The most common expunction statute used by criminal practitioners is N.C.G.S. 15A-146, expunction of records when charges are dismissed or there are findings of not guilty. Assuming there has not been a previous expunction under this section, or under N.C.G.S. 15A-145, 145.1, 145.2, 145.3, 145.4, 145.5, or 145.6, nor a conviction of any felony, then the court shall enter an expunction under this statute. Multiple offenses occurring within a 12 month time period, or multiple applicable dispositions during the same term of court (the same week for Superior Court, the same day for District Court), are all eligible. Civil revocations may also be expunged, and an application for the expunction of an individual’s DNA record may also be made under this statute.
Identity theft expunctions are covered under N.C.G.S. 15A-147. When charges are dismissed or there are findings of not guilty as a result of identity theft, or a conviction is set aside for the same reasoning, a petition or motion may be filed in the court where the charge was last pending. After notice to the district attorney, a hearing is made, and upon findings that the person’s identity was unlawfully appropriated by another, the court shall order the expunction. Furthermore, the DMV must expunge and reverse any administrative actions taken against the individual, including revocations and driver’s license points. Insurance companies must do the same, and refund any additional premiums the individual was subjected to as a result of the expunged offense.

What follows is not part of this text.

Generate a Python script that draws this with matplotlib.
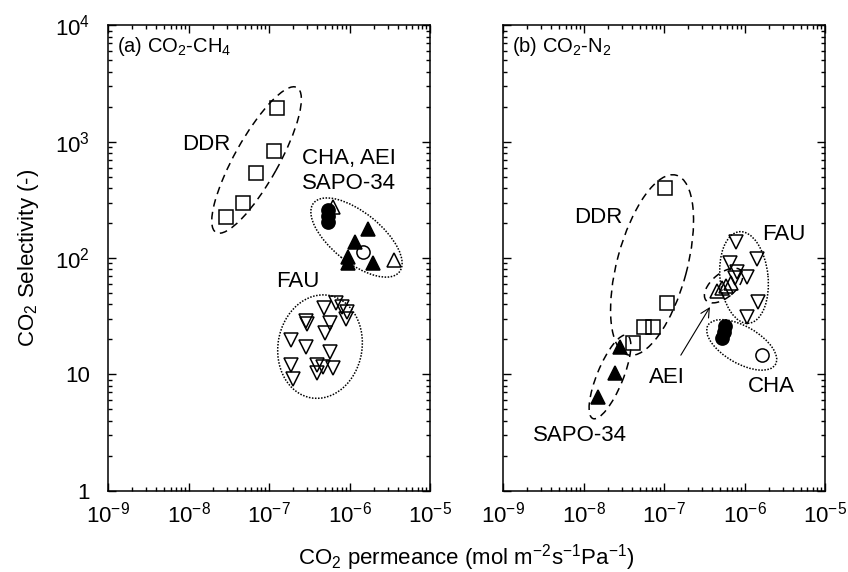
import matplotlib
matplotlib.use('Agg')
import matplotlib.pyplot as plt
import matplotlib.transforms as mtransforms
from matplotlib.patches import Ellipse
from matplotlib.ticker import LogLocator, NullFormatter, FixedLocator, FixedFormatter

plt.rcParams['font.family'] = ['Liberation Sans', 'DejaVu Sans']
plt.rcParams['mathtext.default'] = 'regular'

# ---- (a) CO2-CH4 ----
ddr_a_perm = [2.9e-8, 4.8e-8, 6.8e-8, 1.15e-7, 1.27e-7]
ddr_a_sel = [224, 295, 541, 832, 1960]

cha_a_filled_perm = [5.4e-7, 5.4e-7, 5.4e-7]
cha_a_filled_sel = [259, 230, 204]
cha_a_open_perm = [1.46e-6]
cha_a_open_sel = [113]

aei_a_perm = [6.15e-7, 3.57e-6]
aei_a_sel = [276, 96]

sapo_a_perm = [1.71e-6, 1.17e-6, 9.7e-7, 9.5e-7, 1.98e-6]
sapo_a_sel = [177, 136, 103, 90, 90]

fau_a_perm = [4.8e-7, 6.7e-7, 8.0e-7, 9.4e-7, 9.1e-7, 2.9e-7, 2.95e-7,
              5.7e-7, 5.0e-7, 1.9e-7, 2.9e-7, 5.7e-7, 6.3e-7, 3.9e-7,
              4.7e-7, 3.9e-7, 1.9e-7, 2.0e-7]
fau_a_sel = [37.0, 41.3, 38.1, 34.5, 29.7, 28.5, 27.0,
             27.5, 22.5, 19.7, 17.3, 15.6, 11.3, 12.0,
             11.5, 10.2, 12.0, 9.2]

# ---- (b) CO2-N2 ----
ddr_b_perm = [1.03e-7, 1.08e-7, 5.7e-8, 7.2e-8, 4.1e-8]
ddr_b_sel = [397, 40.8, 25.7, 25.7, 18.7]

sapo_b_perm = [2.84e-8, 2.46e-8, 1.53e-8]
sapo_b_sel = [17.3, 10.2, 6.4]

aei_b_perm = [4.55e-7, 5.25e-7, 5.97e-7, 6.7e-7]
aei_b_sel = [52, 54.7, 58, 61.5]

fau_b_perm = [7.84e-7, 1.42e-6, 6.6e-7, 8.0e-7, 1.08e-6, 7.6e-7, 1.48e-6, 1.08e-6]
fau_b_sel = [138, 97.5, 90, 76.3, 68.2, 66.9, 42.1, 31.3]

cha_b_filled_perm = [5.73e-7, 5.49e-7, 5.25e-7]
cha_b_filled_sel = [26.0, 23.1, 20.5]
cha_b_open_perm = [1.64e-6]
cha_b_open_sel = [14.7]

x_ticks = [1e-9, 1e-8, 1e-7, 1e-6, 1e-5]
x_tick_labels = ['$10^{-9}$', '$10^{-8}$', '$10^{-7}$', '$10^{-6}$', '$10^{-5}$']
y_ticks = [1, 10, 100, 1000, 10000]
y_tick_labels = ['1', '10', '$10^{2}$', '$10^{3}$', '$10^{4}$']

fig = plt.figure(figsize=(8.48, 5.72), dpi=100)
ax1 = fig.add_axes([0.1274, 0.1423, 0.3797, 0.8133])
ax2 = fig.add_axes([0.5932, 0.1423, 0.3797, 0.8133])

mk = dict(linestyle='none', markeredgecolor='black', markeredgewidth=1.1)
open_mk = dict(mk, markerfacecolor='none')
fill_mk = dict(mk, markerfacecolor='black')


def ring(ax, cx, cy, w, h, ang, ls):
    # ellipse sized in pixels, centred on a data point
    tr = mtransforms.Affine2D().scale(fig.dpi / 100.0) + \
        mtransforms.ScaledTranslation(cx, cy, ax.transData)
    e = Ellipse((0, 0), w, h, angle=ang, fill=False, edgecolor='black',
                linewidth=1.1, linestyle=ls, transform=tr)
    ax.add_patch(e)


dash = (0, (5, 3.5))
dot = (0, (1, 1))

for ax in (ax1, ax2):
    ax.set_xscale('log')
    ax.set_yscale('log')
    ax.set_xlim(1e-9, 1e-5)
    ax.set_ylim(1, 1e4)
    ax.xaxis.set_major_locator(FixedLocator(x_ticks))
    ax.xaxis.set_major_formatter(FixedFormatter(x_tick_labels))
    ax.xaxis.set_minor_locator(LogLocator(base=10, subs=range(2, 10)))
    ax.xaxis.set_minor_formatter(NullFormatter())
    ax.yaxis.set_major_locator(FixedLocator(y_ticks))
    ax.yaxis.set_major_formatter(FixedFormatter(y_tick_labels))
    ax.yaxis.set_minor_locator(LogLocator(base=10, subs=range(2, 10)))
    ax.yaxis.set_minor_formatter(NullFormatter())
    ax.tick_params(which='both', direction='in', top=True, right=True,
                   width=1.0, labelsize=16)
    ax.tick_params(which='major', length=6)
    ax.tick_params(which='minor', length=3)
    ax.tick_params(axis='x', pad=8)
    ax.tick_params(axis='y', pad=13)
    for s in ax.spines.values():
        s.set_linewidth(1.1)

ax2.tick_params(labelleft=False)

# panel (a)
ax1.plot(ddr_a_perm, ddr_a_sel, marker='s', markersize=9.5, **open_mk)
ax1.plot(cha_a_filled_perm, cha_a_filled_sel, marker='o', markersize=9.5, **fill_mk)
ax1.plot(aei_a_perm, aei_a_sel, marker='^', markersize=10, **open_mk)
ax1.plot(sapo_a_perm, sapo_a_sel, marker='^', markersize=10, **fill_mk)
ax1.plot(cha_a_open_perm, cha_a_open_sel, marker='o', markersize=9.5, **open_mk)
ax1.plot(fau_a_perm, fau_a_sel, marker='v', markersize=10, **open_mk)

ring(ax1, 7.0e-8, 696, 166, 44, 60.8, dash)
ring(ax1, 1.22e-6, 150, 110, 50, -38.8, dot)
ring(ax1, 4.3e-7, 17.3, 104, 84, 80, dot)

ax1.text(1.65e-8, 937, 'DDR', fontsize=16, ha='center', va='center')
ax1.text(2.57e-7, 720, 'CHA, AEI', fontsize=16, ha='left', va='center')
ax1.text(2.57e-7, 439, 'SAPO-34', fontsize=16, ha='left', va='center')
ax1.text(2.29e-7, 62.2, 'FAU', fontsize=16, ha='center', va='center')
ax1.text(0.028, 0.954, '(a) CO$_2$-CH$_4$', transform=ax1.transAxes,
         fontsize=14.5, ha='left', va='center')

# panel (b)
ax2.plot(ddr_b_perm, ddr_b_sel, marker='s', markersize=9.5, **open_mk)
ax2.plot(sapo_b_perm, sapo_b_sel, marker='^', markersize=10, **fill_mk)
ax2.plot(aei_b_perm, aei_b_sel, marker='^', markersize=10, **open_mk)
ax2.plot(fau_b_perm, fau_b_sel, marker='v', markersize=10, **open_mk)
ax2.plot(cha_b_filled_perm, cha_b_filled_sel, marker='o', markersize=9.5, **fill_mk)
ax2.plot(cha_b_open_perm, cha_b_open_sel, marker='o', markersize=9.5, **open_mk)

ring(ax2, 7.1e-8, 87, 186, 70, 75, dash)
ring(ax2, 2.13e-8, 9.5, 90, 26, 67.7, dash)
ring(ax2, 5.5e-7, 58, 46, 24, 40, dash)
ring(ax2, 9.86e-7, 68, 92, 48, 96, dot)
ring(ax2, 9.23e-7, 17.9, 78, 37, -30, dot)

ax2.text(1.51e-8, 221, 'DDR', fontsize=16, ha='center', va='center')
ax2.text(9.05e-9, 2.95, 'SAPO-34', fontsize=16, ha='center', va='center')
ax2.text(3.1e-6, 158, 'FAU', fontsize=16, ha='center', va='center')
ax2.text(2.13e-6, 7.78, 'CHA', fontsize=16, ha='center', va='center')
ax2.annotate('AEI', xy=(3.72e-7, 37.9), xytext=(1.09e-7, 9.3),
             fontsize=16, ha='center', va='center',
             arrowprops=dict(arrowstyle='->', lw=0.8, color='black',
                             shrinkA=8, shrinkB=0))
ax2.text(0.028, 0.954, '(b) CO$_2$-N$_2$', transform=ax2.transAxes,
         fontsize=14.5, ha='left', va='center')

ax1.set_ylabel('CO$_2$ Selectivity (-)', fontsize=16, labelpad=10)
fig.text(0.55, 0.026, 'CO$_2$ permeance (mol m$^{-2}$s$^{-1}$Pa$^{-1}$)',
         fontsize=16, ha='center', va='center')

fig.savefig('out.png', dpi=100)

DNA records shall be expunged under N.C.G.S. 15A-148, following the issuance of a final order by an appellate court (reversing and dismissing a conviction), or upon a pardon of innocence.
An application for expunction after a pardon of innocence falls under N.C.G.S. 15A-149. The clerk of court, upon receipt of the motion or petition, verifies that the pardon of innocence has been filed with the court (N.C.G.S. 147-25), and the court shall order the expunction.
Notifications of expunctions, pursuant to N.C.G.S. 15A-150, shall be sent to the AOC, the sheriff, chief of police, or other arresting agency, the Division of Motor Vehicles, Division of Adult Correction and any other State or local agency identified by the petition as bearing a record of the offense. The FBI and SBI are notified, as well as private entities that have a licensing agreement with the State regarding criminal record data. A confidential database containing the names of those receiving expunctions is maintained, and may only be disclosed for certain purposes, including notice of previous expunctions, to an individual to confirm their own expunction, by subpoena in a civil action under N.C.G.S. 15A-152, and for expunctions under 15A-145.4 or 15A-145.5, to the North Carolina Criminal Justice Education and Training Standards Commission, and the equivalent Sheriffs’ Commission, for certification purposes only.
N.C.G.S. 15A-152 allows the pursuit of civil liability, should an entity fail to follow the required expunction of records.